The daily death of children from malnutrition or disease has become "routine news" for displaced Syrians sheltering at al-Rukban camp in the no-man's land between Jordan and Syria, officials tell Diyaruna.
The camp has come under regular attack from the "Islamic State of Iraq and Syria" (ISIS), as a result of which all relief organisations have suspended operations there.
The situation in the camp is "catastrophic in every respect", said Mohammed Ahmed Derbas, deputy chairman of the Tribal Council of Palmyra and member of the board of directors of the Relief Office in al-Rukban camp.
The only medical care available in the camp is provided by a clinic near the border, "which is intended to treat minor or emergency cases only", he told Diyaruna.
"Otherwise, medical care in the camp is totally non-existent, especially care for children, the elderly and those with chronic diseases," he said.
Critical cases are transferred to the Jordanian interior for treatment, he said, but the transport process is difficult and is limited to a small number of cases.
Difficult to access
Al-Rukban camp was established in 2015 to receive Syrian civilians fleeing the ISIS-controlled areas of Palmyra, al-Qaryatayn, al-Raqa and Deir Ezzor.
At first, tents were set up at random in the buffer zone between Jordan and Syria, but the area soon became a permanent campsite for the displaced population, and local tribesmen in particular.
The camp is now home to close to 100,000 internally displaced persons (IDPs), al-Rukban relief worker Tareq al-Nuaimi told Diyaruna.
Last year, after an ISIS suicide bomber killed seven Jordanian soldiers at a military base less than a mile away from the camp, Jordan declared the area a "closed military zone" and stopped allowing refugees to cross its borders.
"The campsite is set in very harsh desert terrain, and the refugees are constantly being hit with sandstorms and the occasional flash flood," he said.
In April, floods and winds toppled dozens of tents and left many families without shelter, al-Nuaimi said.
Additionally, the camp is isolated, with no roads connecting it to other areas, making it hard to deliver food and drinking water to its residents.
Lack of food, vaccines
Jordanian authorities provide the camp with 600 cubic metres of potable water from ground wells delivered by tankers, al-Nuaimi said, adding that this amount is not sufficient "considering that the camp’s population is growing steadily".
The food supplies that reach al-Rukban come from groups operating in the liberated areas in Syria and come in "negligible quantities", Derbas said, noting that the lack of food is having a direct impact on children.

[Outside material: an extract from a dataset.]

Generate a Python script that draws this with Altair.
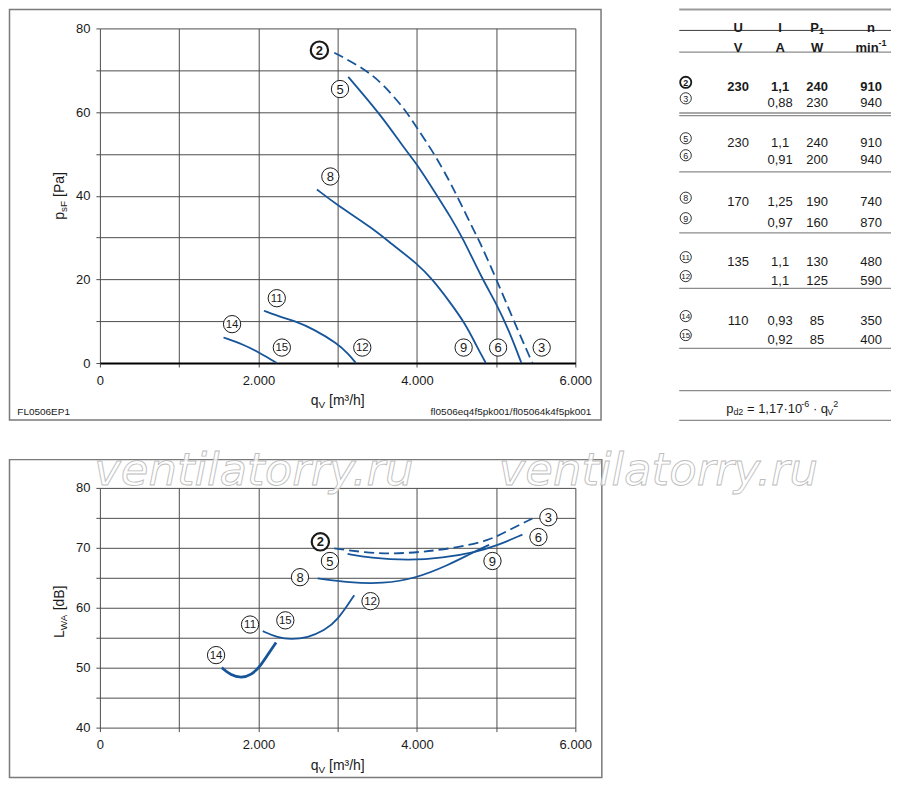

A number of infants die every day due to the lack of food and water, he said, while the lack of vaccines has left children vulnerable to all kinds of diseases.
The Tribal Council of Palmyra is in charge of camp security, Derbas said, and has established a police department manned by about 100 youth volunteers, who resolve disputes that arise between camp residents.
They also aim to detect any attempt by ISIS to infiltrate the camp by mingling with incoming refugees, he said.
"The police department co-ordinates with Free Syrian Army (FSA) factions in the area to intervene in any emergency," he said. "FSA factions provide full external protection for the camp against any attack by terrorists."
'No other alternative'
Despite the situation in al-Rukban, many families still make their way to the camp daily from Deir Ezzor and al-Raqa to escape the fighting that has intensified in their areas.
Fleeing civilians "have no other alternative", camp resident Bassem al-Aqaidat, 40, told Diyaruna.
"The dire conditions have everyone on edge and are causing the eruption of disputes that sometimes evolve into a gunfight," he said.
Food, water and medical supplies are unavailable "except for those who have money", he said, noting that the camp's security situation is very worrying in the absence of regular security forces to maintain order.
As for education, there have been some volunteer attempts to set up makeshift schools in the larger tents, al-Aqaidat said. But the lack of supplies, curricula, textbooks and other necessities has turned them into mere play areas.
"One of the disastrous situations in the camps is the dumping of waste in open areas and open sewage," he added, which has led to an infestation of rodents and insects that multiply in the summer heat and to the spread of diseases.